§ **Task instructions**
Line by line, repeat the data below exactly, beginning at the first line and ending at the line with "y_ticks = [10.0, 12.0, 14.0, 16.0, 18.0, 20.0, 22.0, 24.0]". Omit pictures.
[Start of Dataset rows]
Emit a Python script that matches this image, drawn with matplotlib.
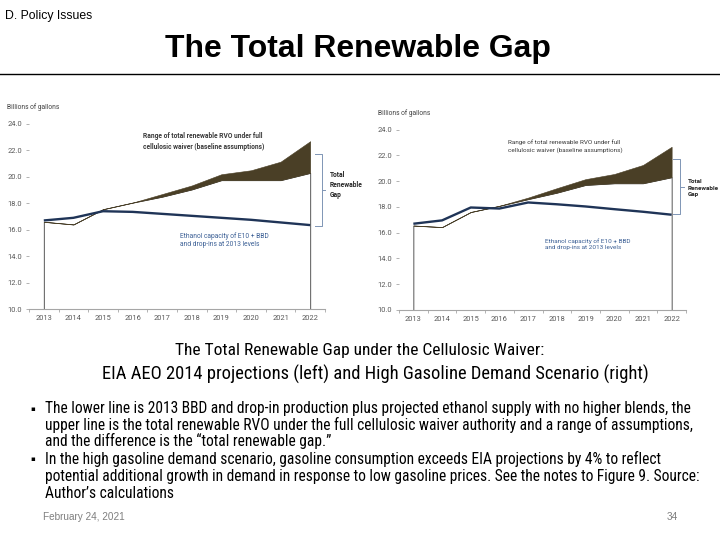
import matplotlib
matplotlib.use("Agg")
import matplotlib.pyplot as plt
from matplotlib import font_manager as fm
import numpy as np

# ---------------- data ----------------
years = ["2013", "2014", "2015", "2016", "2017", "2018", "2019", "2020", "2021", "2022"]

# Left chart: EIA AEO 2014 projections
left_rvo_low = [16.6, 16.4, 17.55, 18.05, 18.5, 19.05, 19.75, 19.75, 19.75, 20.3]
left_rvo_high = [16.6, 16.4, 17.55, 18.05, 18.7, 19.35, 20.2, 20.5, 21.15, 22.7]
left_ethanol = [16.7, 16.9, 17.4, 17.35, 17.2, 17.05, 16.9, 16.75, 16.55, 16.35]

# Right chart: High gasoline demand scenario
right_rvo_low = [16.55, 16.43, 17.6, 18.08, 18.6, 19.1, 19.7, 19.83, 19.83, 20.3]
right_rvo_high = [16.55, 16.43, 17.6, 18.08, 18.72, 19.45, 20.15, 20.55, 21.25, 22.66]
right_ethanol = [16.69, 16.95, 17.95, 17.87, 18.34, 18.2, 18.03, 17.82, 17.62, 17.39]

y_ticks = [10.0, 12.0, 14.0, 16.0, 18.0, 20.0, 22.0, 24.0]

bullet_lines_1 = [
    "The lower line is 2013 BBD and drop-in production plus projected ethanol supply with no higher blends, the",
    "upper line is the total renewable RVO under the full cellulosic waiver authority and a range of assumptions,",
    "and the difference is the \u201ctotal renewable gap.\u201d",
]
bullet_lines_2 = [
    "In the high gasoline demand scenario, gasoline consumption exceeds EIA projections by 4% to reflect",
    "potential additional growth in demand in response to low gasoline prices. See the notes to Figure 9. Source:",
    "Author\u2019s calculations",
]

# ---------------- fonts ----------------
names = {f.name for f in fm.fontManager.ttflist}
def pick(*cands):
    for c in cands:
        if c in names:
            return c
    return "DejaVu Sans"

NARROW = pick("Liberation Sans Narrow", "Roboto Condensed", "Open Sans Condensed", "Roboto", "Lato")
ARIAL = pick("Liberation Sans", "DejaVu Sans")
CHART = pick("Roboto", "Lato", "DejaVu Sans")

W, H = 720, 540
fig = plt.figure(figsize=(7.2, 5.4), dpi=100)
fig.patch.set_facecolor("white")

def P(x, y):
    return (x / W, 1 - y / H)

def ftext(x, y, s, **kw):
    fx, fy = P(x, y)
    return fig.text(fx, fy, s, **kw)

renderer = fig.canvas.get_renderer()
def fit(t, target):
    w = t.get_window_extent(renderer=renderer).width
    if w > 0:
        t.set_fontsize(t.get_fontsize() * target / w)

# ---------------- slide header ----------------
t = ftext(5, 16, "D. Policy Issues", fontsize=8, family=ARIAL, va="center", ha="left", color="black")
fit(t, 87)
t = ftext(358, 49, "The Total Renewable Gap", fontsize=20, family=ARIAL, weight="bold", va="center",
          ha="center", color="black")
fit(t, 385)
fig.add_artist(plt.Line2D([0, 1], [1 - 74 / H, 1 - 74 / H], color="black", lw=1.0, transform=fig.transFigure))

# ---------------- charts ----------------
BAND = "#4a3f26"
NAVY = "#1f3457"
AXIS = "#a6a6a6"
BLUE_TXT = "#3b5f95"

def make_chart(l, t_, r, b, low, high, eth):
    ax = fig.add_axes([l / W, 1 - b / H, (r - l) / W, (b - t_) / H])
    x = np.arange(len(years))
    ax.fill_between(x, 10, low, facecolor="white", edgecolor="#3a3a3a", lw=0.6, zorder=2)
    ax.fill_between(x, low, high, facecolor=BAND, edgecolor=BAND, lw=0.4, zorder=3)
    ax.plot(x, eth, color=NAVY, lw=1.7, zorder=4, solid_capstyle="butt")
    ax.set_xlim(-0.5, len(years) - 0.5)
    ax.set_ylim(10, 24)
    ax.set_yticks(y_ticks)
    ax.set_yticklabels([f"{v:.1f}" for v in y_ticks])
    ax.set_xticks(x)
    ax.set_xticklabels(years)
    ax.set_xticks(np.arange(-0.5, len(years) + 0.5, 1.0), minor=True)
    for s in ["top", "right", "left"]:
        ax.spines[s].set_visible(False)
    ax.spines["bottom"].set_color(AXIS)
    ax.spines["bottom"].set_linewidth(0.8)
    ax.tick_params(axis="x", which="major", length=0, pad=4, labelsize=5.4, labelcolor="#595959")
    ax.tick_params(axis="x", which="minor", length=2.5, width=0.6, color=AXIS, direction="out")
    ax.tick_params(axis="y", length=2, width=0.6, color=AXIS, pad=3, labelsize=5.4, labelcolor="#595959")
    for lab in ax.get_xticklabels() + ax.get_yticklabels():
        lab.set_family(CHART)
    ax.patch.set_alpha(0)
    return ax

def brace(ax, x0, x1, xt, ytop, ybot, ymid):
    ax.plot([x0, x1, x1, x0], [ytop, ytop, ybot, ybot], color="#7f95b5", lw=0.7, clip_on=False, zorder=5)
    ax.plot([x1, xt], [ymid, ymid], color="#7f95b5", lw=0.7, clip_on=False, zorder=5)

axL = make_chart(29, 124, 325, 309, left_rvo_low, left_rvo_high, left_ethanol)
brace(axL, 9.16, 9.40, 9.5, 21.73, 16.28, 19.0)
axR = make_chart(399, 129.5, 686, 310, right_rvo_low, right_rvo_high, right_ethanol)
brace(axR, 9.05, 9.29, 9.43, 21.71, 17.44, 19.54)

# chart annotations (pixel positions)
ftext(7, 107, "Billions of gallons", fontsize=4.8, family=CHART, va="center", ha="left", color="#404040")
ftext(378, 113, "Billions of gallons", fontsize=4.8, family=CHART, va="center", ha="left", color="#404040")

ftext(143, 141.5, "Range of total renewable RVO under full\ncellulosic waiver (baseline assumptions)",
      fontsize=4.8, family=CHART, weight="bold", va="center", ha="left", color="#3a3a3a", linespacing=1.35)
ftext(508, 146, "Range of total renewable RVO under full\ncellulosic waiver (baseline assumptions)",
      fontsize=4.6, family=CHART, va="center", ha="left", color="#3a3a3a", linespacing=1.35)

ftext(330, 185, "Total\nRenewable\nGap", fontsize=4.8, family=CHART, weight="bold", va="center", ha="left",
      color="#262626", linespacing=1.35)
ftext(688, 188, "Total\nRenewable\nGap", fontsize=4.5, family=CHART, weight="bold", va="center", ha="left",
      color="#262626", linespacing=1.35)

ftext(180, 240, "Ethanol capacity of E10 + BBD\nand drop-ins at 2013 levels", fontsize=4.8, family=CHART,
      va="center", ha="left", color=BLUE_TXT, linespacing=1.35)
ftext(545, 244, "Ethanol capacity of E10 + BBD\nand drop-ins at 2013 levels", fontsize=4.6, family=CHART,
      va="center", ha="left", color=BLUE_TXT, linespacing=1.35)

# ---------------- caption ----------------
t1 = ftext(360, 350, "The Total Renewable Gap under the Cellulosic Waiver:", fontsize=13, family=NARROW,
           va="center", ha="center", color="black")
fit(t1, 368)
t2 = ftext(375, 374, "EIA AEO 2014 projections (left) and High Gasoline Demand Scenario (right)", fontsize=13,
           family=NARROW, va="center", ha="center", color="black")
fit(t2, 543)

# ---------------- bullets ----------------
ys1 = [409, 425, 441]
ys2 = [459, 476, 493]
probe = ftext(45, 425, bullet_lines_1[1], fontsize=10, family=NARROW, va="center", ha="left")
fit(probe, 645)
fs_b = probe.get_fontsize()
probe.remove()
for ys, lines in ((ys1, bullet_lines_1), (ys2, bullet_lines_2)):
    ftext(30, ys[0], "\u25aa", fontsize=5, family="DejaVu Sans", va="center", ha="left", color="black")
    for yy, s in zip(ys, lines):
        ftext(45, yy, s, fontsize=fs_b, family=NARROW, va="center", ha="left", color="black")

# ---------------- footer ----------------
tf = ftext(43, 517, "February 24, 2021", fontsize=7, family=ARIAL, va="center", ha="left", color="#7f7f7f")
fit(tf, 81)
ftext(678, 517, "34", fontsize=tf.get_fontsize(), family=ARIAL, va="center", ha="right", color="#7f7f7f")

fig.savefig("out.png", dpi=100, facecolor="white")
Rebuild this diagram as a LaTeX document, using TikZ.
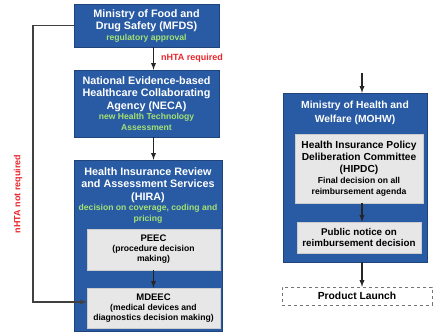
[End of Dataset rows]
§ **Full output**
Emit a Python script that matches this image, drawn with matplotlib.
import matplotlib
matplotlib.use("Agg")
import matplotlib.pyplot as plt
from matplotlib import font_manager as fm
import numpy as np

# ---------------- data ----------------
years = ["2013", "2014", "2015", "2016", "2017", "2018", "2019", "2020", "2021", "2022"]

# Left chart: EIA AEO 2014 projections
left_rvo_low = [16.6, 16.4, 17.55, 18.05, 18.5, 19.05, 19.75, 19.75, 19.75, 20.3]
left_rvo_high = [16.6, 16.4, 17.55, 18.05, 18.7, 19.35, 20.2, 20.5, 21.15, 22.7]
left_ethanol = [16.7, 16.9, 17.4, 17.35, 17.2, 17.05, 16.9, 16.75, 16.55, 16.35]

# Right chart: High gasoline demand scenario
right_rvo_low = [16.55, 16.43, 17.6, 18.08, 18.6, 19.1, 19.7, 19.83, 19.83, 20.3]
right_rvo_high = [16.55, 16.43, 17.6, 18.08, 18.72, 19.45, 20.15, 20.55, 21.25, 22.66]
right_ethanol = [16.69, 16.95, 17.95, 17.87, 18.34, 18.2, 18.03, 17.82, 17.62, 17.39]

y_ticks = [10.0, 12.0, 14.0, 16.0, 18.0, 20.0, 22.0, 24.0]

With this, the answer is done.